Essays
Why Literature Matters When It’s Somewhere Else

Reading has always been double-edged. One of the first things we learn how to do, it is bound up with our relations to the institutions that mark our lives: family, school, a well-paying job. It is also one of the few things we do alone and for ourselves. It’s an acknowledged pleasure but the most complex of pleasures. Motives for reading may be as high or as low as any human action and can be qualified in myriad ways: we read for pleasure or power, to escape, to impress, to master, to have our security violated, to impose our will silently, to justify ourselves to ourselves or to be shaken, to find consolation for the injustice of the world in a story where virtue is rewarded. We may read with jaded distance or with too much closeness.

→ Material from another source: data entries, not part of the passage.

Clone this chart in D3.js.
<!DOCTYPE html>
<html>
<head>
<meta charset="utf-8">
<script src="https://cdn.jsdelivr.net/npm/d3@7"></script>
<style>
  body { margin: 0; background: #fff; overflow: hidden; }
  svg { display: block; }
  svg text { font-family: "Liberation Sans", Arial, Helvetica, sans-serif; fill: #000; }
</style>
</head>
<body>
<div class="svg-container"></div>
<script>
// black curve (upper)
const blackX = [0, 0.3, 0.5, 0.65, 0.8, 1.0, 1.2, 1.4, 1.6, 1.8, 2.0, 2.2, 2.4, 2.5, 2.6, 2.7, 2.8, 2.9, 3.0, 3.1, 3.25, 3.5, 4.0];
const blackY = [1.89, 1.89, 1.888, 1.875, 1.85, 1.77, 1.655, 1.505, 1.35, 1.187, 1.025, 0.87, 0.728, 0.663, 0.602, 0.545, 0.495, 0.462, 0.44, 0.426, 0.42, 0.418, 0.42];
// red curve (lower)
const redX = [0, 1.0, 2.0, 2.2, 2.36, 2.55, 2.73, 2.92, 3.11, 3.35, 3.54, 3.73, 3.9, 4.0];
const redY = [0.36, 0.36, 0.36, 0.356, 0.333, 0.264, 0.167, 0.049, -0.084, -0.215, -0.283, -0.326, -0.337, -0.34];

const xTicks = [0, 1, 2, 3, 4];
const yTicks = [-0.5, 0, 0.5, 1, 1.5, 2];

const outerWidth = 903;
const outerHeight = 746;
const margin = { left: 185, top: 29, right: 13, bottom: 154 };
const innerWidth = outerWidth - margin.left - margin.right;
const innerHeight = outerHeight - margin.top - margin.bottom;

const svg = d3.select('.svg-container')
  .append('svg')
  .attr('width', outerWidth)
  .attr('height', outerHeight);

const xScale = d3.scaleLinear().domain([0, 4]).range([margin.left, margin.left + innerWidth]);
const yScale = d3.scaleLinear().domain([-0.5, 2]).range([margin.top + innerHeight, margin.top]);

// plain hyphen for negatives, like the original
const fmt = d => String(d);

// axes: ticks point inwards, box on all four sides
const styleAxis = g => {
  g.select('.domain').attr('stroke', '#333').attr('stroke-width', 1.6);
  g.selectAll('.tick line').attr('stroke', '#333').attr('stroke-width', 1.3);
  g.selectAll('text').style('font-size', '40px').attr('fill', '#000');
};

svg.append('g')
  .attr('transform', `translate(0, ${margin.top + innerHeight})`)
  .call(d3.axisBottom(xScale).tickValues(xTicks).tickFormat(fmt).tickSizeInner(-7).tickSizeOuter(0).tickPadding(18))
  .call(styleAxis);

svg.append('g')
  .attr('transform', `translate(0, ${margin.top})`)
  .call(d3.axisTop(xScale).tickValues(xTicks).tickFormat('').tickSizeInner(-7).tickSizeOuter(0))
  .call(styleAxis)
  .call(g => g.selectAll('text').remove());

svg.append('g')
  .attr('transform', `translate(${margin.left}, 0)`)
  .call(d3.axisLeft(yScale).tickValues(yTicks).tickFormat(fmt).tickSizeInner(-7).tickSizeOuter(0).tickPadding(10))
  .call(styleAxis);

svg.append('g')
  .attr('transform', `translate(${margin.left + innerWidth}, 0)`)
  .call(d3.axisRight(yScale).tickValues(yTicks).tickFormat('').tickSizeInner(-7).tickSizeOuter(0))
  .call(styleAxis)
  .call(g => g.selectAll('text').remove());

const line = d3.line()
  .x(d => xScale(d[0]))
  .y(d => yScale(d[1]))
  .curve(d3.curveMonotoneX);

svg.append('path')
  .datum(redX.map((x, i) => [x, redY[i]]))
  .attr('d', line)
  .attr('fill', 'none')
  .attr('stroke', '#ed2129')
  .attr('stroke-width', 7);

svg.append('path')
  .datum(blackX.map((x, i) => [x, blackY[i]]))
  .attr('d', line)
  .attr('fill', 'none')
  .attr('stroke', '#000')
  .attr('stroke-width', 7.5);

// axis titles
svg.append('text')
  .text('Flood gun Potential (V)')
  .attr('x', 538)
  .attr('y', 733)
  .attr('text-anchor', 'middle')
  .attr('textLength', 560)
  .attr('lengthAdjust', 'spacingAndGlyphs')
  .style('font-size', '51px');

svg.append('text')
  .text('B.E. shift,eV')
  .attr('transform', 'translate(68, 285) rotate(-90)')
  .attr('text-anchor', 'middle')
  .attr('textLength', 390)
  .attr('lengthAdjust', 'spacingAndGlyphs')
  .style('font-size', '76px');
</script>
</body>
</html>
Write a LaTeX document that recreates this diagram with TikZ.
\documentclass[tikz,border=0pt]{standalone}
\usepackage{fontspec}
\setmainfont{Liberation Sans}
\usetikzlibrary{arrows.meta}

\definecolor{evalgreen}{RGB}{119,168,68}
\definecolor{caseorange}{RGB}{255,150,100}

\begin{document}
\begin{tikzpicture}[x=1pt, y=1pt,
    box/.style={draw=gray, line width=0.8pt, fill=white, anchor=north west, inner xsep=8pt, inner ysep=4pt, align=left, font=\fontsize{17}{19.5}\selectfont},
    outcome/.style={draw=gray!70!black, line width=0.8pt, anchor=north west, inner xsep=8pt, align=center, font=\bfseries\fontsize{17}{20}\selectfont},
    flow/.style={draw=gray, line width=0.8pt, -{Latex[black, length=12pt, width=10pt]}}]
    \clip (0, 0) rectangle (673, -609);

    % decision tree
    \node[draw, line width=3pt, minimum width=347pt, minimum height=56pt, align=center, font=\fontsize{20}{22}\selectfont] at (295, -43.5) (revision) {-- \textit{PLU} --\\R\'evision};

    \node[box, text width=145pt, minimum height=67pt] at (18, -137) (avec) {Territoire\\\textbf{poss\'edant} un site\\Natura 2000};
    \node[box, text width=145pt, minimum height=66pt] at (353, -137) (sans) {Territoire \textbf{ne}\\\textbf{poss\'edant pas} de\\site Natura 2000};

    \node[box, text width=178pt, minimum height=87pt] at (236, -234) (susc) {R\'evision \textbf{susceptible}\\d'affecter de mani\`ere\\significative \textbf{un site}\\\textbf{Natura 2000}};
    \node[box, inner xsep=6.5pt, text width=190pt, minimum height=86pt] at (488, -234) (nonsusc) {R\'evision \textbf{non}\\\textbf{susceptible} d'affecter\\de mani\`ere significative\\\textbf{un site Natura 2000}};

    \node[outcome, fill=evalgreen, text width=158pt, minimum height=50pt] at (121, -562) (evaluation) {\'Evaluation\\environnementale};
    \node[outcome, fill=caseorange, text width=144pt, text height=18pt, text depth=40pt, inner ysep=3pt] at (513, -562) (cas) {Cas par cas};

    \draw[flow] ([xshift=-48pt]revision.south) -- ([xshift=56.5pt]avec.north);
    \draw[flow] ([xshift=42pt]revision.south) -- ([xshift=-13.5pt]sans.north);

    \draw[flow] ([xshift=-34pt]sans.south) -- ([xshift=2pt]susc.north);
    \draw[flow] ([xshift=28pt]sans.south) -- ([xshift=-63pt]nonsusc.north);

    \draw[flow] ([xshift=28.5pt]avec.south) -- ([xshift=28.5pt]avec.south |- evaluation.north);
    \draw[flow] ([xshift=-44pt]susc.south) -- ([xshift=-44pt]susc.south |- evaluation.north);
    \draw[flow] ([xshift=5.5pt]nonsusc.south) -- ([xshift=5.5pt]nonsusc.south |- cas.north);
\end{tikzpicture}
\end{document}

All these motives need to be taken into account when we consider the popularity of a book. Publishers do market research but we can never be sure what raises a book onto the best-seller lists. There are reasons to be suspicious of what people tell an interviewer, or reply to a survey when they are asked to rank their preferences rationally. If we can fool ourselves about how we read and why, why not fool others? Consider, as a case study, the phenomenon of Reading Lolita in Tehran. Last year, everyone seemed to be reading it. Azar Nafisi’s memoir of her years as an English professor in Iran describes the contraband culture of American literature that existed among a dwindling group of middle-class and educated Iranian women during the mid-nineties. Slowly driven from the universities by a bizarre array of disciplinary measures, teacher and students met discreetly to discuss Lolita, Daisy Miller, The Great Gatsby, and other novels they had first studied in courses and then reread in xeroxed pamphlets (imports of foreign books were forbidden). Around pastries and coffee, shedding their veils and shapeless black clothes, they worried that their sessions might be reported to the police or that their parents, brothers, or husbands might disapprove and confine them to the house.

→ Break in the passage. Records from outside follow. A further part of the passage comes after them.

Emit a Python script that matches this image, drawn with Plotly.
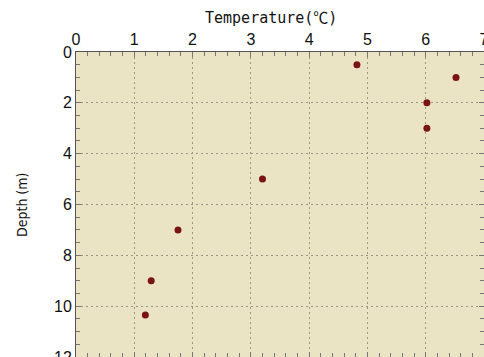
import plotly.graph_objects as go

temperature = [4.82, 6.52, 6.02, 6.02, 3.2, 1.75, 1.29, 1.19]
depth = [0.5, 1.0, 2.0, 3.0, 5.0, 7.0, 9.0, 10.35]

fig = go.Figure()
fig.add_trace(go.Scatter(
    x=temperature, y=depth, mode="markers",
    marker=dict(color="#7A1414", size=7, line=dict(width=0)),
    cliponaxis=False, showlegend=False,
))

axis_common = dict(
    showline=True, linecolor="#555555", linewidth=1, mirror="allticks",
    ticks="inside", ticklen=5, tickcolor="#777777",
    showgrid=True, gridcolor="#9a9585", griddash="2px,3px", gridwidth=1,
    zeroline=False, automargin=False, ticklabeloverflow="allow",
    tickfont=dict(family="Liberation Sans, Arial, sans-serif", size=16, color="#111111"),
)

W, H = 484, 357
L, T, R, B = 76, 52, 0, 0

fig.update_layout(
    width=W, height=H,
    margin=dict(l=L, r=R, t=T, b=B),
    paper_bgcolor="white", plot_bgcolor="#EAE3C4",
    xaxis=dict(
        range=[0, 7], dtick=1, side="top",
        minor=dict(dtick=0.2, ticks="inside", ticklen=4, tickcolor="#777777", showgrid=False),
        **axis_common,
    ),
    yaxis=dict(
        range=[12, 0], dtick=2,
        minor=dict(dtick=0.5, ticks="inside", ticklen=4, tickcolor="#777777", showgrid=False),
        **axis_common,
    ),
    annotations=[
        dict(text="Temperature(℃)", xref="paper", yref="paper",
             x=(271 - L) / (W - L - R), y=1 + (T - 18) / (H - T - B),
             xanchor="center", yanchor="middle", showarrow=False,
             font=dict(family="DejaVu Sans Mono, Noto Sans CJK JP", size=15, color="#111111")),
        dict(text="Depth (m)", xref="paper", yref="paper",
             x=-(L - 22) / (W - L - R), y=1 - (205 - T) / (H - T - B),
             xanchor="center", yanchor="middle", textangle=-90, showarrow=False,
             font=dict(family="DejaVu Sans Condensed, Noto Sans CJK JP", size=14, color="#111111")),
    ],
)

fig.write_html(
    "out.html",
    config={"displayModeBar": False},
    post_script="document.body.style.margin='0';document.body.style.overflow='hidden';",
)
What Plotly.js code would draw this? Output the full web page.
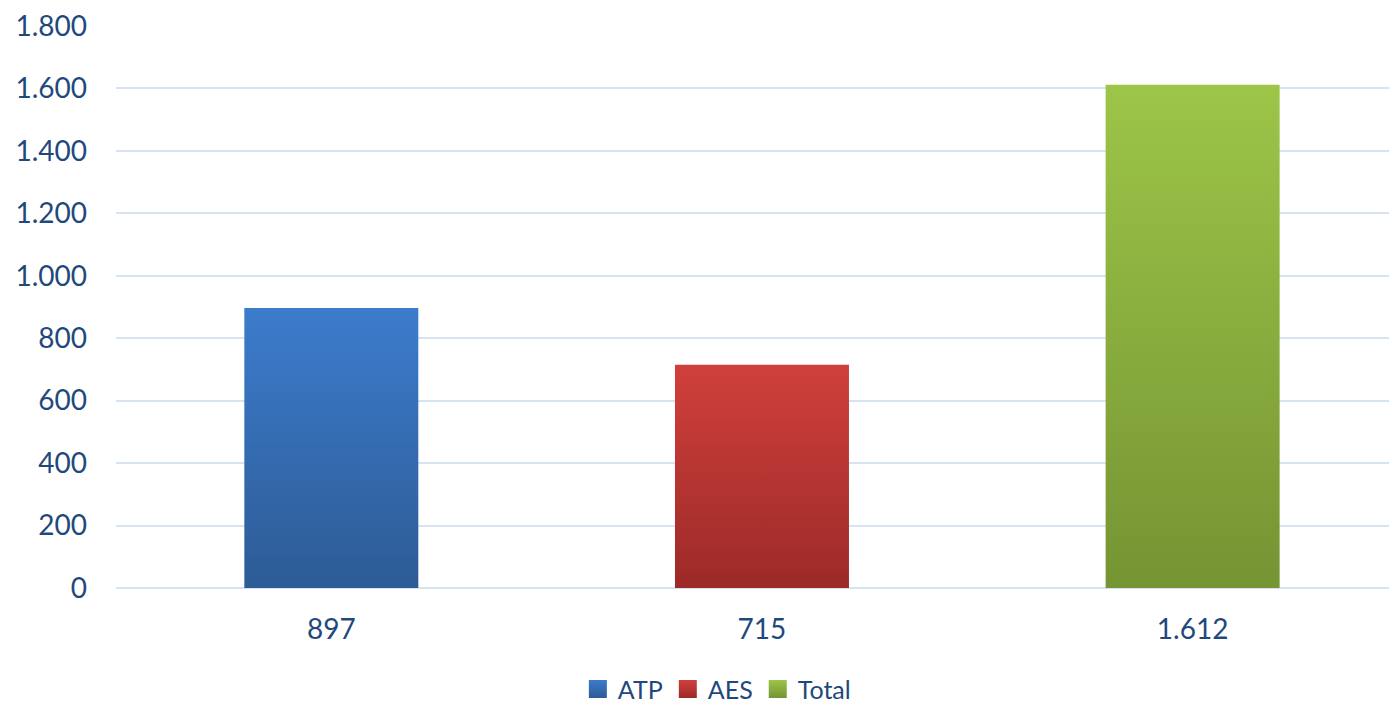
<!DOCTYPE html>
<html>
<head>
<meta charset="utf-8">
<script src="https://cdn.plot.ly/plotly-3.0.1.min.js"></script>
<style>html,body{margin:0;padding:0;background:#fff;overflow:hidden}#chart{width:1389px;height:704px}</style>
</head>
<body>
<div id="chart"></div>
<script>
const categories = ["897", "715", "1.612"];
const seriesNames = ["ATP", "AES", "Total"];
const seriesValues = [897, 715, 1612];
const yTickValues = [0, 200, 400, 600, 800, 1000, 1200, 1400, 1600, 1800];

const topColors = ["#3C7CCC", "#D0403C", "#9DC548"];
const bottomColors = ["#2D5B95", "#9C2A28", "#759433"];
const midColors = ["#3569B0", "#B63532", "#89AD3E"];
const textColor = "#1F497D";
const fontFamily = "Lato, 'Open Sans', sans-serif";

const traces = seriesNames.map((name, i) => ({
  type: "bar",
  name: name,
  x: [categories[i]],
  y: [seriesValues[i]],
  width: 0.404,
  marker: { color: midColors[i], line: { width: 0 } },
  hoverinfo: "x+y+name"
}));

const layout = {
  width: 1389,
  height: 704,
  margin: { l: 116, r: 0, t: 26, b: 116, autoexpand: false },
  paper_bgcolor: "#ffffff",
  plot_bgcolor: "#ffffff",
  barmode: "overlay",
  separators: ",.",
  font: { family: fontFamily, size: 28, color: textColor },
  xaxis: {
    type: "category",
    categoryarray: categories,
    range: [-0.5, 2.456],
    showgrid: false,
    showline: false,
    zeroline: false,
    ticks: "",
    ticklabelstandoff: 22,
    tickfont: { family: fontFamily, size: 28, color: textColor }
  },
  yaxis: {
    range: [0, 1800],
    tickvals: yTickValues,
    separatethousands: true,
    tickformat: ",d",
    showgrid: true,
    gridcolor: "#D8E3F2",
    gridwidth: 2,
    zeroline: true,
    zerolinecolor: "#D8E3F2",
    zerolinewidth: 2,
    showline: false,
    ticks: "",
    ticklabelstandoff: 28,
    tickfont: { family: fontFamily, size: 28, color: textColor }
  },
  legend: {
    orientation: "h",
    x: 0.472,
    xanchor: "center",
    y: -0.18,
    yanchor: "middle",
    bgcolor: "rgba(0,0,0,0)",
    font: { family: fontFamily, size: 25, color: textColor },
    itemwidth: 30,
    tracegroupgap: 0
  },
  showlegend: true
};

Plotly.newPlot("chart", traces, layout, { displayModeBar: false, staticPlot: true }).then(gd => {
  const svg = gd.querySelector("svg.main-svg");
  const ns = "http://www.w3.org/2000/svg";
  let defs = svg.querySelector("defs");
  if (!defs) { defs = document.createElementNS(ns, "defs"); svg.insertBefore(defs, svg.firstChild); }
  seriesNames.forEach((n, i) => {
    const g = document.createElementNS(ns, "linearGradient");
    g.setAttribute("id", "barGrad" + i);
    g.setAttribute("x1", "0"); g.setAttribute("y1", "0");
    g.setAttribute("x2", "0"); g.setAttribute("y2", "1");
    const s1 = document.createElementNS(ns, "stop");
    s1.setAttribute("offset", "0"); s1.setAttribute("stop-color", topColors[i]);
    const s2 = document.createElementNS(ns, "stop");
    s2.setAttribute("offset", "1"); s2.setAttribute("stop-color", bottomColors[i]);
    g.appendChild(s1); g.appendChild(s2);
    defs.appendChild(g);
  });
  gd.querySelectorAll(".barlayer .trace").forEach((t, i) => {
    t.querySelectorAll("path").forEach(p => { p.style.fill = "url(#barGrad" + i + ")"; });
  });
  gd.querySelectorAll(".legend .traces").forEach((t, i) => {
    t.querySelectorAll(".legendpoints path").forEach(p => {
      p.style.fill = "url(#barGrad" + i + ")";
      p.setAttribute("d", "M9,9H-9V-9H9Z");
    });
  });
});
</script>
</body>
</html>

There are obvious reasons why a large number of Americans ought to be interested in such a tale. It confirms our sense of the importance of American culture to those who suffer from tyranny abroad. Our feelings of patriotism are aroused. One can imagine a high school course in which the teacher believes it his duty to impart a lesson about modern American civic values through Reading Lolita. Women who here might be corporate lawyers, teachers, or musicians are, in Iran, confined to their homes and their minds. This is injustice. There should be no accommodation with the Iranian regime. It is part of the book’s function to arouse this feeling in its non-Iranian readers. Although Nafisi does not insist on Nabokov as an anti-communist author, her choice of him solidifes the tenuous mental connections between our fight against the Soviet Union and our current two-front battle against both Sunni and Shiite theocracy. Reading Lolita becomes a kind of Darkness at Noon or 1984 for our time.
A memoir is not propaganda, however. We can imagine a better course, taught at the college level, which takes the book as a document and object of interest for the burgeoning field of transnational studies. “Transnationalism,” like globalization, implies a dissolution of national boundaries as the context in which literary meanings and judgments of value can be made. Ideally, the field of transnational studies serves as a corrective to the influence of the old blood-and-soil nationalists who founded most literature departments. In its best form, it can teach us about hidden influences. Did you know that medieval French poetry is actually a mix of Provençal and Bedouin love lyric imported by ninth-century Moorish invaders and further strengthened by cross-cultural encounters during the Crusades? But not everyone has the language skills and background for such work. As a result, most transnationalists study the uses of English and American literature in other non-English-speaking cultures. For these people, a memoir about Iranian women reading Nabokov, Fitzgerald, and Henry James will be a key text in the years to come.